*Description of the task:*
Reproduce the listing exactly and skip over any pictures.

*Information supplied:*
==============================

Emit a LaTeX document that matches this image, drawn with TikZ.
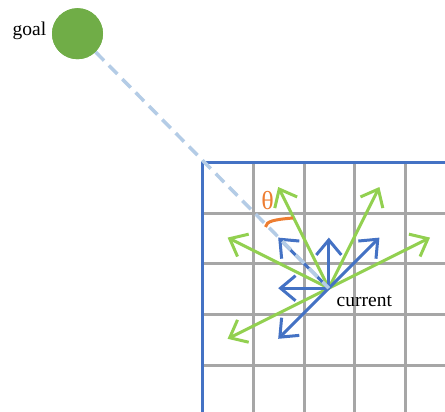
\documentclass[tikz,border=0pt]{standalone}
\usepackage{fontspec}
\setmainfont{Liberation Serif}
\usetikzlibrary{arrows.meta}
\definecolor{gridgray}{RGB}{166,166,166}
\definecolor{gridblue}{RGB}{68,114,196}
\definecolor{movegreen}{RGB}{146,208,80}
\definecolor{goalgreen}{RGB}{112,173,71}
\definecolor{pathblue}{RGB}{180,204,230}
\definecolor{angleorange}{RGB}{237,125,49}
\tikzset{
  gridline/.style={draw=gridgray, line width=3pt},
  border/.style={draw=gridblue, line width=3pt},
  movearrow/.style={line width=3pt, -{Straight Barb[length=15pt,width=25pt]}},
  knight/.style={movearrow, draw=movegreen},
  king/.style={movearrow, draw=gridblue},
  sightline/.style={draw=pathblue, line width=3.5pt, dash pattern=on 12pt off 7pt},
  lbl/.style={inner sep=0pt, font=\fontsize{19.5}{22}\selectfont},
  goalmark/.style={circle, fill=goalgreen, minimum size=51pt, inner sep=0pt},
}
\begin{document}
\begin{tikzpicture}[x=1pt,y=-1pt]
  \useasboundingbox (0,0) rectangle (445,412);
  \clip (0,0) rectangle (445,412);

  % grid cells
  \foreach \gx in {253.4,304.1,354.8,405.5}
    \draw[gridline] (\gx,162.5) -- (\gx,415);
  \foreach \gy in {213.2,263.9,314.6,365.3}
    \draw[gridline] (202.7,\gy) -- (448,\gy);
  \draw[border] (448,162.5) -- (202.7,162.5) -- (202.7,415);

  % the agent's cell and the goal
  \coordinate (current) at (328.8,288.2);
  \node[goalmark] (goal) at (77.5,33.7) {};
  \node[lbl, anchor=base west] (goallabel) at (12.5,36) {goal};
  \node[lbl, anchor=base west] (currentlabel) at (336.5,306.5) {current};

  % move targets, one cell = 50.6pt, y pointing up
  \begin{scope}[shift={(current)}, x=50.6pt, y=50.6pt]
    \coordinate (kA) at (-1,2);
    \coordinate (kB) at (1,2);
    \coordinate (kC) at (-2,1);
    \coordinate (kD) at (2,1);
    \coordinate (kE) at (-2,-1);
    \coordinate (mN) at (0,1);
    \coordinate (mNE) at (1,1);
    \coordinate (mNW) at (-1,1);
    \coordinate (mW) at (-1,0);
    \coordinate (mSW) at (-1,-1);
  \end{scope}

  % knight-style moves
  \foreach \t in {kA,kB,kC,kD,kE}
    \draw[knight] (current) -- (\t);
  % single-cell moves
  \foreach \t in {mN,mNE,mNW,mW,mSW}
    \draw[king] (current) -- (\t);

  % line of sight to the goal
  \draw[sightline] (goal) -- (current);
  \node[goalmark] at (goal.center) {};

  % angle between the heading and the goal direction
  \draw[draw=angleorange, line width=3pt]
    (265.5,227) .. controls (266,221) and (275,219.5) .. (293,218);
  \node[inner sep=0pt, text=angleorange, font=\fontsize{26}{28}\selectfont] (theta) at (267.7,200.5) {θ};
\end{tikzpicture}
\end{document}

==============================

*Correct output:*
Emit a LaTeX document that matches this image, drawn with TikZ.
\documentclass[tikz,border=0pt]{standalone}
\usepackage{fontspec}
\setmainfont{Liberation Serif}
\usetikzlibrary{arrows.meta}
\definecolor{gridgray}{RGB}{166,166,166}
\definecolor{gridblue}{RGB}{68,114,196}
\definecolor{movegreen}{RGB}{146,208,80}
\definecolor{goalgreen}{RGB}{112,173,71}
\definecolor{pathblue}{RGB}{180,204,230}
\definecolor{angleorange}{RGB}{237,125,49}
\tikzset{
  gridline/.style={draw=gridgray, line width=3pt},
  border/.style={draw=gridblue, line width=3pt},
  movearrow/.style={line width=3pt, -{Straight Barb[length=15pt,width=25pt]}},
  knight/.style={movearrow, draw=movegreen},
  king/.style={movearrow, draw=gridblue},
  sightline/.style={draw=pathblue, line width=3.5pt, dash pattern=on 12pt off 7pt},
  lbl/.style={inner sep=0pt, font=\fontsize{19.5}{22}\selectfont},
  goalmark/.style={circle, fill=goalgreen, minimum size=51pt, inner sep=0pt},
}
\begin{document}
\begin{tikzpicture}[x=1pt,y=-1pt]
  \useasboundingbox (0,0) rectangle (445,412);
  \clip (0,0) rectangle (445,412);

  % grid cells
  \foreach \gx in {253.4,304.1,354.8,405.5}
    \draw[gridline] (\gx,162.5) -- (\gx,415);
  \foreach \gy in {213.2,263.9,314.6,365.3}
    \draw[gridline] (202.7,\gy) -- (448,\gy);
  \draw[border] (448,162.5) -- (202.7,162.5) -- (202.7,415);

  % the agent's cell and the goal
  \coordinate (current) at (328.8,288.2);
  \node[goalmark] (goal) at (77.5,33.7) {};
  \node[lbl, anchor=base west] (goallabel) at (12.5,36) {goal};
  \node[lbl, anchor=base west] (currentlabel) at (336.5,306.5) {current};

  % move targets, one cell = 50.6pt, y pointing up
  \begin{scope}[shift={(current)}, x=50.6pt, y=50.6pt]
    \coordinate (kA) at (-1,2);
    \coordinate (kB) at (1,2);
    \coordinate (kC) at (-2,1);
    \coordinate (kD) at (2,1);
    \coordinate (kE) at (-2,-1);
    \coordinate (mN) at (0,1);
    \coordinate (mNE) at (1,1);
    \coordinate (mNW) at (-1,1);
    \coordinate (mW) at (-1,0);
    \coordinate (mSW) at (-1,-1);
  \end{scope}

  % knight-style moves
  \foreach \t in {kA,kB,kC,kD,kE}
    \draw[knight] (current) -- (\t);
  % single-cell moves
  \foreach \t in {mN,mNE,mNW,mW,mSW}
    \draw[king] (current) -- (\t);

  % line of sight to the goal
  \draw[sightline] (goal) -- (current);
  \node[goalmark] at (goal.center) {};

  % angle between the heading and the goal direction
  \draw[draw=angleorange, line width=3pt]
    (265.5,227) .. controls (266,221) and (275,219.5) .. (293,218);
  \node[inner sep=0pt, text=angleorange, font=\fontsize{26}{28}\selectfont] (theta) at (267.7,200.5) {θ};
\end{tikzpicture}
\end{document}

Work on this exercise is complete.